First, the passage of the American Recovery and Reinvestment Act in 2009 funneled large sums of money to federal agencies to distribute through grants. The funding came with the requirement that data on all ARRA grants be made available to the public.
Haseltine said, "There was a heightened degree of awareness and expectation among the public that we provide information in a meaningful, transparent, forthright manner."
Second, the White House in late 2009 issued the Open Government Directive calling for federal agencies to take immediate, specific steps to promote transparency by opening up access to certain data on how they operate. As part of its efforts to carry out this initiative, the Obama administration launched new, consumer-focused websites such as Recovery.gov, which monitors spending from the stimulus package, and USASpending.gov, which tracks all government spending.
Finally, Haseltine said, the passage of the federal health reform law in 2010 increased the government's sense of responsibility to provide easily accessible data on HHS grant awards. She said that because the Affordable Care Act "touched so many lives across the country and even across the world, we needed to ensure that we could provide information in the most transparent, meaningful and accessible way possible."
Haseltine explained that the stimulus package generated a lot of interest in government spending, and that HHS took lessons from that experience. She said that once the health reform law passed and started pumping out large volumes of grant funding, HHS knew that "there would be a natural and almost instinctual response on behalf of the public, Congress and other stakeholders to say, 'What the heck are you doing with all the money?'"
Rehana Mwalimu -- Open Government project lead at OGSM -- said, "We knew that [TAGGS] really needed to target Affordable Care Act spending exclusively to help us better track and report on that funding."
TAGGS Site Makeover
Two of the major new features of the overhauled TAGGS site are drop-down menus allowing users to search specifically for ARRA and ACA grants. The post-makeover TAGGS site also looks entirely different from its earlier version. The dry style, small print and wide-open white spaces of the previous site have been replaced with bold text boxes, colorful charts and scroll-over maps.

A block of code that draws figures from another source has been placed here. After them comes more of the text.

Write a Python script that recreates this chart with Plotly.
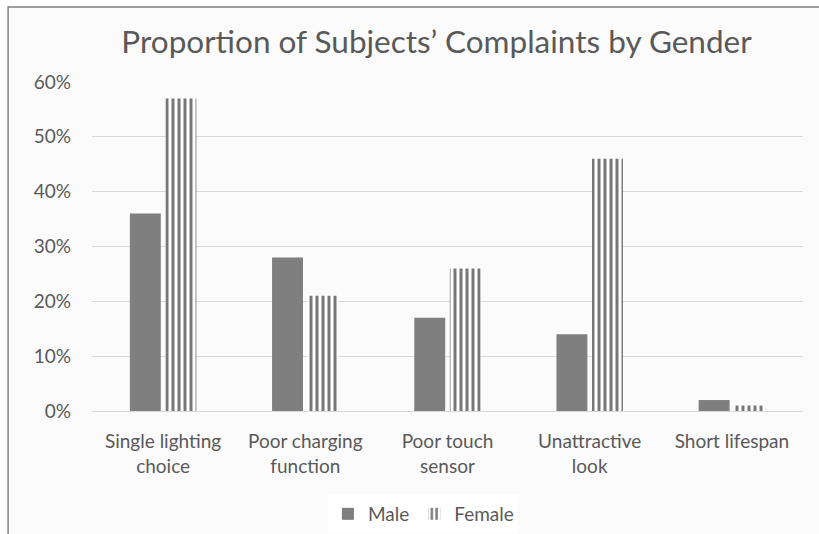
import plotly.graph_objects as go

categories = ["Single lighting<br>choice", "Poor charging<br>function", "Poor touch<br>sensor",
              "Unattractive<br>look", "Short lifespan"]
male = [0.36, 0.28, 0.17, 0.14, 0.02]
female = [0.57, 0.21, 0.26, 0.46, 0.01]
y_ticks = [0, 0.1, 0.2, 0.3, 0.4, 0.5, 0.6]

GREY = '#7f7f7f'
TEXT = '#595959'
FONT = 'Lato, Open Sans, sans-serif'

fig = go.Figure()

fig.add_trace(go.Bar(
    x=categories, y=male, name='Male',
    marker=dict(color=GREY, line=dict(width=0))
))

fig.add_trace(go.Bar(
    x=categories, y=female, name='Female',
    marker=dict(
        color='white',
        line=dict(width=0),
        pattern=dict(shape='|', fgcolor='#777777', bgcolor='white', fgopacity=1,
                     size=6, solidity=0.5, fillmode='replace')
    )
))

fig.update_layout(
    width=819, height=534,
    barmode='group', bargap=0.5, bargroupgap=0.13,
    paper_bgcolor='white', plot_bgcolor='rgba(0,0,0,0)',
    margin=dict(l=92, r=16, t=82, b=123),
    font=dict(family=FONT, color=TEXT, size=19),
    title=dict(text="Proportion of Subjects’ Complaints by Gender",
               x=0.533, xanchor='center', y=0.921, yanchor='middle',
               font=dict(size=31.5, color=TEXT, family=FONT)),
    xaxis=dict(showgrid=False, showline=True, linecolor='#d9d9d9', linewidth=1,
               ticks='', automargin=False, ticklabelstandoff=13,
               tickfont=dict(size=19, color=TEXT)),
    yaxis=dict(range=[0, 0.6], tickvals=y_ticks, tickformat='.0%',
               showgrid=True, gridcolor='#d9d9d9', gridwidth=1, zeroline=False,
               ticks='', automargin=False, ticklabelstandoff=20,
               tickfont=dict(size=19, color=TEXT)),
    legend=dict(orientation='h', x=0.517, xanchor='center', xref='container',
                y=0.0375, yanchor='middle', yref='container',
                bgcolor='white', font=dict(size=19, color=TEXT), traceorder='normal',
                itemwidth=30),
    shapes=[
        dict(type='rect', xref='paper', yref='paper', x0=-0.118, x1=1.5, y0=1.228, y1=-0.8,
             fillcolor='#fbfbfb', line=dict(color='#808080', width=1.5), layer='below'),
    ]
)

# drop the default page margin so the figure sits at the window's top-left corner
fig.write_html("out.html", config={'displayModeBar': False},
               post_script="document.body.style.margin='0';document.body.style.overflow='hidden';")
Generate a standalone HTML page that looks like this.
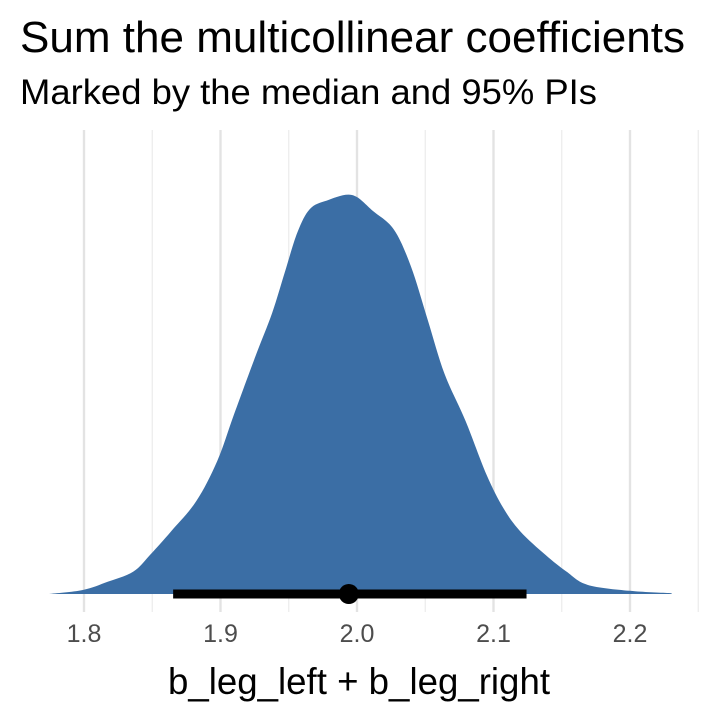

"The difference from a look-and-feel standpoint from the previous site -- which we all thought was great -- to where we are now, it's kind of like a solid Honda and a Cadillac," Haseltine said. "Both are terrific cars, both absolutely get you where you want to go, but one is just a much nicer, smoother ride."
Users of the TAGGS site can track HHS grant information in a variety of ways, Haseltine said. "There are canned reports that are available, you can search by ARRA, you can search by Affordable Care Act, and even the scroll-over capacity on the map itself allows you to see almost instantaneously the larger, aggregate amount of grant funding from HHS to each of our states. And, you can click on that and drill down to more detailed levels of information."
So who exactly is using the TAGGS website? HHS staff, local government agencies, grant recipients, consumers? "All of the above," Haseltine said. According to HHS' TAGGS team, the website receives more than 11,000 hits and 190 unique visitors per day. In May, just before the height of the grant season, the website received more than 350,000 hits and more than 59,000 unique visitors. If you extrapolate those statistics, Haseltine said, "you're looking at more than 3.6 million hits a year." She added, "It's a pretty busy place."
Although the statistics suggest that many stakeholders are visiting the TAGGS site, Jones said the average usage has not increased dramatically since the site refresh. She noted that HHS is undertaking efforts to increase awareness of the new site. Later this year, the agency hopes to organize a public forum that could feature a demo of the revamped TAGGS platform and provide an opportunity for stakeholders to provide feedback.
Geetha Srinivasarao -- IT specialist on the TAGGS project -- said many visitors already are using the online feedback form to comment on the new grant-tracking website.
Mwalimu said, "We're continuously looking for ways to improve the site and provide the public with increased access to data that's in machine-readable formats and other formats." So far, HHS has rolled out minor modifications to the new TAGGS site to make it more accessible through additional Web browsers.
All in all, the new TAGGS site still serves the same basic purpose of the original website -- providing transparency through open access to HHS grant data.
Haseltine said that the revamped TAGGS site still is "fulfilling the same mission, but hopefully doing so a little bigger, faster, better -- and certainly prettier."